[Date Prev][Date Next][Thread Prev][Thread Next][Date Index][Thread Index]

Re: [edict-jmdict] Re: Regarding the ENT_SEQ field in JMDICT




On Aug 17, 2007, at 8:33 AM, Paul Blay wrote:

> Many a time you find
> the wrong word when you're trying to find a B line gloss's corollary
> in the dictionary with machine logic alone.

I'm not with you. Do you mean when generating a _new_ B line from
a sentence?


Just saying that there are ambiguous entries... different words, identical "spelling".  Hard to match them automatically.


> And I suspect the level of work "still to be done" on the TC is quite
> vast. There are always words in the A line that simply do not appear
> on the B line, and that could take years to flesh out.

As I mentioned in one recent post the number of sentences in TC in the
A line that do not appear in the B line is currently 11,040 from
154,726 (excluding words that are _intentionally_ not appearing).
That's a lot of work but it is far from impossible. I've no way to tell
how large that figure was exactly when I started working on the file
but I believe it was probably over 50% (80,000+ at the time).

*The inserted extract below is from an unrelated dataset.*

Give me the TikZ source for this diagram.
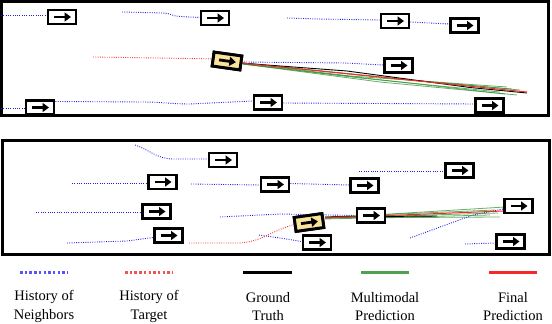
\documentclass[tikz,border=0pt]{standalone}
\usepackage{fontspec}
\setmainfont{Liberation Serif}
\usetikzlibrary{arrows.meta,calc}
\definecolor{nbblue}{RGB}{30,30,235}
\definecolor{tgred}{RGB}{240,50,50}
\definecolor{mmgreen}{RGB}{40,140,40}
\definecolor{finred}{RGB}{245,40,40}
\definecolor{carfill}{RGB}{250,226,155}
\definecolor{legblue}{RGB}{85,85,255}
\definecolor{legred}{RGB}{240,85,85}
\definecolor{leggreen}{RGB}{80,160,80}
\begin{document}
\begin{tikzpicture}[x=1pt,y=-1pt,
 panel/.style={draw,line width=3pt},
 car/.style={draw,line width=2.9pt,fill=white,minimum width=28pt,minimum height=14pt,inner sep=0pt},
 target/.style={car,fill=carfill},
 nb/.style={nbblue,line width=0.9pt,dash pattern=on 0.9pt off 1.4pt},
 tg/.style={tgred,line width=0.9pt,dash pattern=on 0.9pt off 1.4pt},
 gt/.style={black,line width=0.9pt},
 mm/.style={mmgreen,line width=0.8pt,opacity=0.7},
 fin/.style={finred,line width=1pt},
 carrow/.style={line width=2.8pt,-{Triangle[length=6.5pt,width=9pt]}},
 legnb/.style={legblue,line width=3pt,dash pattern=on 2.5pt off 2.2pt},
 legtg/.style={legred,line width=3pt,dash pattern=on 2.5pt off 2.2pt},
 leggt/.style={black,line width=3pt},
 legmm/.style={leggreen,line width=3pt},
 legfin/.style={finred,line width=3pt},
 legtext/.style={font=\fontsize{14.5}{18.5}\selectfont,align=center,inner sep=0pt}
]
\useasboundingbox (0,0) rectangle (552,324);

% ---------------- top panel ----------------
\draw[panel] (1.3,1.5) rectangle (548.5,115.5);

\node[car] (c1) at (62,17) {};
\node[car] (c2) at (215,18) {};
\node[car] (c3) at (395,21) {};
\node[car] (c4) at (464.5,25.5) {};
\node[car] (c5) at (398.5,65.5) {};
\node[car] (c6) at (40,107.5) {};
\node[car] (c7) at (268,102.5) {};
\node[car] (c8) at (489.5,105.5) {};
\node[target,rotate=-8] (t1) at (227,61) {};

\coordinate (s1) at (1,15);
\coordinate (s2) at (122,12);
\coordinate (s3) at (287,18);
\coordinate (s6) at (1,108.5);
\coordinate (st1) at (93,57);
\coordinate (e1) at (527,93);
\coordinate (f1) at (527,92);

% trajectories (cars are re-drawn on top)
\draw[nb] (s1) -- ([yshift=2pt]c1.west);
\draw[nb] (s2) -- (163,13) to[out=0,in=180] (180,16.5) -- ([yshift=0.5pt]c2.west);
\draw[nb] (s3) -- (318,19) -- ([yshift=1pt]c3.west);
\draw[nb] ([yshift=-1pt]c3.east) -- ([yshift=1.5pt]c4.west);
\draw[nb] (244,62) -- (345,63) -- ([yshift=0.5pt]c5.west);
\draw[nb] (s6) -- ([yshift=-1pt]c6.west);
\draw[nb] ([yshift=6pt]c6.east) -- (143,102) to[out=0,in=180] (190,104) -- ([yshift=1.5pt]c7.west);
\draw[nb] ([yshift=-0.5pt]c7.east) -- ([yshift=1.5pt]c8.west);
\draw[tg] (st1) -- (t1.west);

\draw[mm] (243,63) -- (350,76) -- (507,87);
\draw[mm] (243,64) -- (380,82) -- (517,95);
\draw[mm] (243,63) -- (400,79) -- (520,90);
\draw[mm] (243,64) -- (360,78) -- (500,92);
\draw[mm] (243,63) -- (420,81) -- (512,89);
\draw[mm] (243,64) -- (330,74) -- (505,94);
\draw[gt] (t1.east) -- (347,71) -- (470,87.5) -- (e1);
\draw[fin] (t1.east) -- (f1);

% ---------------- bottom panel ----------------
\draw[panel] (2.5,140) rectangle (549.5,254.5);

\node[car] (bA) at (223,160) {};
\node[car] (bB) at (162.5,182) {};
\node[car] (bC) at (275,184.5) {};
\node[car] (bD) at (156.5,211.5) {};
\node[car] (bE) at (168.5,235.5) {};
\node[car] (bF) at (364.5,185.5) {};
\node[car] (bG) at (459.5,170.5) {};
\node[car] (bH) at (371,215.5) {};
\node[car] (bI) at (317,242.5) {};
\node[car] (bJ) at (518.5,206) {};
\node[car] (bK) at (510.5,241.5) {};
\node[target,rotate=8] (t2) at (309,222.5) {};

\coordinate (sA) at (135,145);
\coordinate (sB) at (72,183);
\coordinate (sC) at (191,184);
\coordinate (sG) at (359,171);
\coordinate (sD) at (36,212);
\coordinate (sH) at (220,217);
\coordinate (sE) at (67,243);
\coordinate (sI) at (259,235);
\coordinate (sJ) at (410,238);
\coordinate (sK) at (465,244);
\coordinate (st2) at (189,243);
\coordinate (e2) at (437,216);
\coordinate (f2) at (503,211);

\draw[nb] (sA) .. controls (150,150) and (155,158) .. (172,159) -- ([yshift=1pt]bA.west);
\draw[nb] (sB) -- ([yshift=-1pt]bB.west);
\draw[nb] (sC) -- ([yshift=-0.5pt]bC.west);
\draw[nb] ([yshift=1pt]bC.east) -- ([yshift=0.5pt]bF.west);
\draw[nb] (sG) -- ([yshift=-0.5pt]bG.west);
\draw[nb] (sD) -- ([yshift=-0.5pt]bD.west);
\draw[nb] (sH) -- (280,214) -- (bH.west);
\draw[nb] (sE) -- (127,241) -- ([yshift=-2pt]bE.west);
\draw[nb] (sI) -- (280,238) -- ([yshift=1pt]bI.west);
\draw[nb] (sJ) -- (473,215) -- ([yshift=-3pt]bJ.west);
\draw[nb] (sK) -- ([yshift=-1.5pt]bK.west);
\draw[tg] (st2) -- (237,243) to[out=0,in=195] (t2.west);

\draw[mm] (325,218) -- (505,207);
\draw[mm] (325,218) -- (500,217);
\draw[mm] (325,217) -- (495,210);
\draw[mm] (325,218) -- (498,213);
\draw[mm] (325,219) -- (490,215);
\draw[gt] (325,217) -- (e2);
\draw[fin] (325,218) -- (f2);

% redraw cars on top of trajectories
\foreach \n in {c1,c2,c3,c4,c5,c6,c7,c8,bA,bB,bC,bD,bE,bF,bG,bH,bI,bJ,bK}{
  \node[car,at=(\n.center)] {};
}
\node[target,rotate=-8,at=(t1.center)] {};
\node[target,rotate=8,at=(t2.center)] {};
\foreach \n in {c1,c2,c3,c4,c5,c6,c7,c8,bA,bB,bC,bD,bE,bF,bG,bH,bI,bJ,bK,t1,t2}{
  \draw[carrow] ($(\n.center)!8pt!(\n.west)$) -- ($(\n.center)!9pt!(\n.east)$);
}

% ---------------- legend ----------------
\coordinate (l1a) at (20,272);  \coordinate (l1b) at (68,272);
\coordinate (l2a) at (125,272); \coordinate (l2b) at (173,272);
\coordinate (l3a) at (243,272); \coordinate (l3b) at (292,272);
\coordinate (l4a) at (361,272); \coordinate (l4b) at (409,272);
\coordinate (l5a) at (489,272); \coordinate (l5b) at (537,272);
\draw[legnb] (l1a) -- (l1b);
\draw[legtg] (l2a) -- (l2b);
\draw[leggt] (l3a) -- (l3b);
\draw[legmm] (l4a) -- (l4b);
\draw[legfin] (l5a) -- (l5b);

\node[legtext] (t1lab) at (44,306.5) {History of\\Neighbors};
\node[legtext] (t2lab) at (149,306.5) {History of\\Target};
\node[legtext] (t3lab) at (268,306.5) {Ground\\Truth};
\node[legtext] (t4lab) at (385,306.5) {Multimodal\\Prediction};
\node[legtext] (t5lab) at (513,306.5) {Final\\Prediction};
\end{tikzpicture}
\end{document}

Not sure what you mean by "number of senten es in A line".  If you mean "number of sentences with words which do not appear in the B line", then this is what I'm writing about.  But then how would you know?  Chasen fails to find many words.  You can check for kanji in A that are not in B, but that still under-represents the words spelled out in kana which have not been reduced to B line entries.  So how do you say with confidence that the number is 11,040?  I'm working an old version of the TC, but I suspect that the problem is much more pervasive than 11,040.


That is not to say there are not mistakes in the collection,
because there darn well are, but when I no longer have a backlog
of records to index the TC will be a lot more mature than it is now.


I'm thinking TC could become the core of a much larger corpus too.